Os regimes políticos que surgiram no Leste Europeu foram o “socialismo realmente existente”, e a burocracia, seu desenvolvimento lógico e necessário. Mesmo quando acerta, Hobsbawm não pode ser acusado de originalidade. Suas melhores conclusões foram antecipadas em 48 anos por Trotsky.
A Revolução Traída
Expulso da URSS por Stalin em 1928, Trotsky maneja a dialética marxista com maestria e sutileza. Em “A Revolução Traída”, a URSS não é apresentada como o “socialismo real”. Era uma sociedade intermediária, entre o capitalismo e o socialismo. Isso porque não basta a propriedade estatal dos meios de produção para caracterizar uma sociedade como “socialista”. É preciso que o próprio Estado caminhe para seu desaparecimento, substituído por uma autêntica democracia operária. O contrário do que aconteceu na URSS, com seu aparelho estatal hiperdesenvolvido.
Porque isso aconteceu? A Revolução expropriou a burguesia, mas precisou desenvolver desesperadamente as forças produtivas russas, arrasadas pela guerra civil de 1918-1921. E por isso, se viu obrigada a fazer concessões à economia de mercado, reintroduzindo relações capitalistas e fortalecendo o desenvolvimento de diferenciações sociais. A burocracia, tirando partido da debilidade da classe operária russa após anos de guerra, procura reforçar o aparelho estatal, não para suprimir, mas para garantir seus privilégios. Trotsky percebeu no fortalecimento da burocracia um desenvolvimento dialético. A burocracia não era a continuidade da revolução. Era expressão da contra-revolução – e que encontrou em Stalin o líder inescrupuloso que precisava. A Revolução fora traída.
Trotsky revela a contradição fundamental presente na sociedade soviética:
“Duas tendências opostas crescem no seio do regime: desenvolvendo as forças produtivas (…) são criados os fundamentos econômicos do socialismo; e levando ao extremo, (…) as normas burguesas de repartição, prepara uma restauração capitalista. A contradição entre as formas de propriedade e as normas de repartição não podem crescer indefinidamente. Ou as normas burguesas se estenderão, de uma ou outra maneira, aos meios de produção, ou as normas socialistas terão de ser concedidas à propriedade socialista”.

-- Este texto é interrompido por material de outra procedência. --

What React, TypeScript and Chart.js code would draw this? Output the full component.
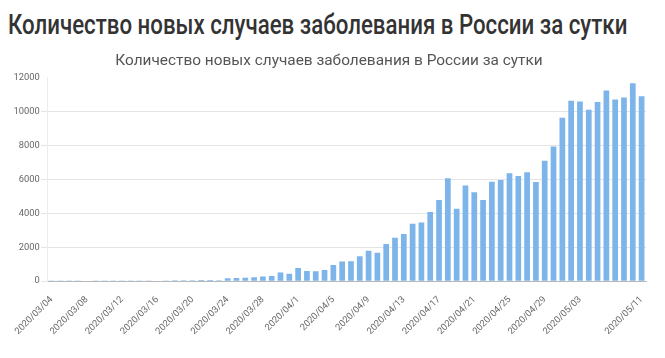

A solução a favor do socialismo passaria por uma revolução política na Rússia, com a classe operária derrotando a burocracia.
Por outro lado, “a queda da ditadura burocrática atual”, explica Trotsky, “sem a sua substituição por um novo poder socialista, anunciaria o retorno ao sistema capitalista com uma baixa catastrófica da economia e da cultura”. Essa última hipótese foi a que acabou prevalecendo.
A História continua
A grande maioria dos manifestantes da Alemanha Oriental que se aglomerava em frente ao posto de controle em 1989 não estava interessada em “economia de mercado”. Expressava suas reivindicações em termos da manutenção das conquistas sociais da Revolução, como pleno emprego e seguridade social, apenas com maior liberdade política. Mas depois de décadas sob o peso do totalitarismo burocrático a esmagar sua consciência, uma orientação revolucionária na linha traçada por Trotsky era uma impossibilidade.

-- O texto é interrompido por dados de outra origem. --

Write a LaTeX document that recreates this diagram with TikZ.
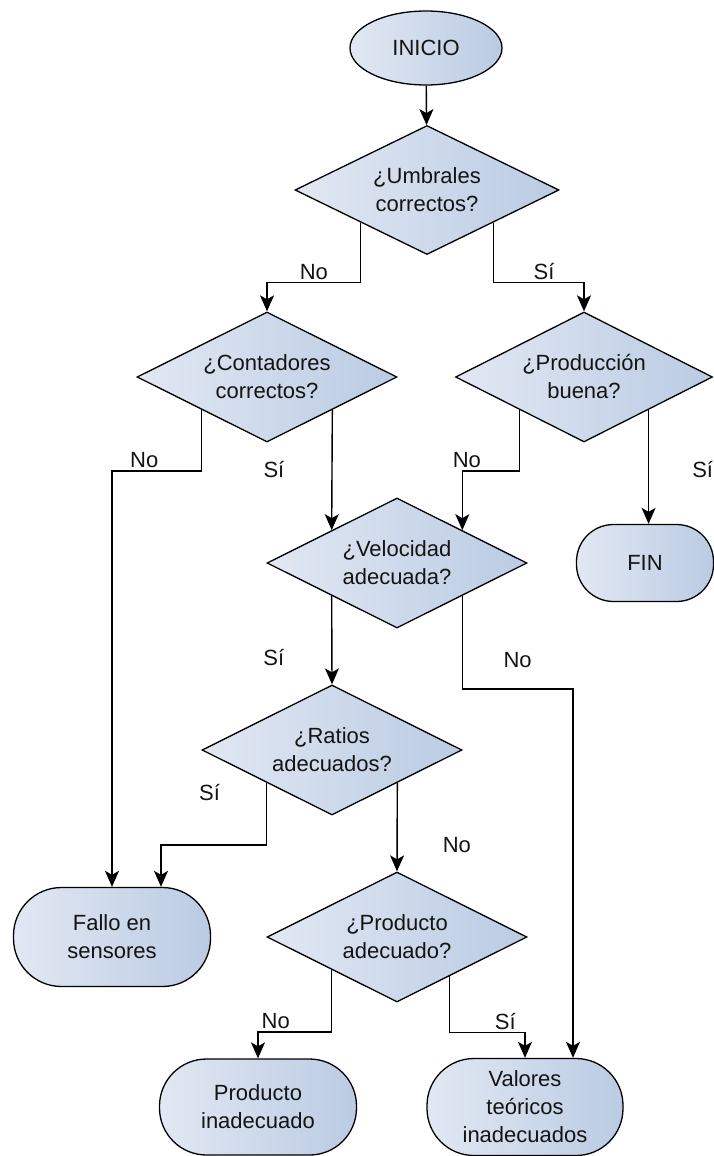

A Alemanha, 20 anos depois, é exemplo de que as promessas de uma nova ordem mundial se desmancharam no ar. Fábricas da Alemanha Oriental ou foram privatizadas, ou foram fechadas. Especuladores fizeram dinheiro com o endividamento e consumo das famílias. O desemprego chegou a atingir 30% da força de trabalho, de um ano para outro. Não é à toa que hoje “O Capital”, de Marx, volta a despertar interesse na Alemanha, como em todo mundo.
O que caiu com o Muro não foi o socialismo. Foi o stalinismo, que entregou as conquistas da Revolução de Outubro para a rapina dos capitalistas, conforme os marxistas já haviam alertado.
Hoje, 20 anos depois, é o capitalismo que perde sua arrogância e se encontra na berlinda. Por mais que os ideólogos de direita e da “esquerda arrependida” queiram ignorar, a História (assim como a luta de classes) continua.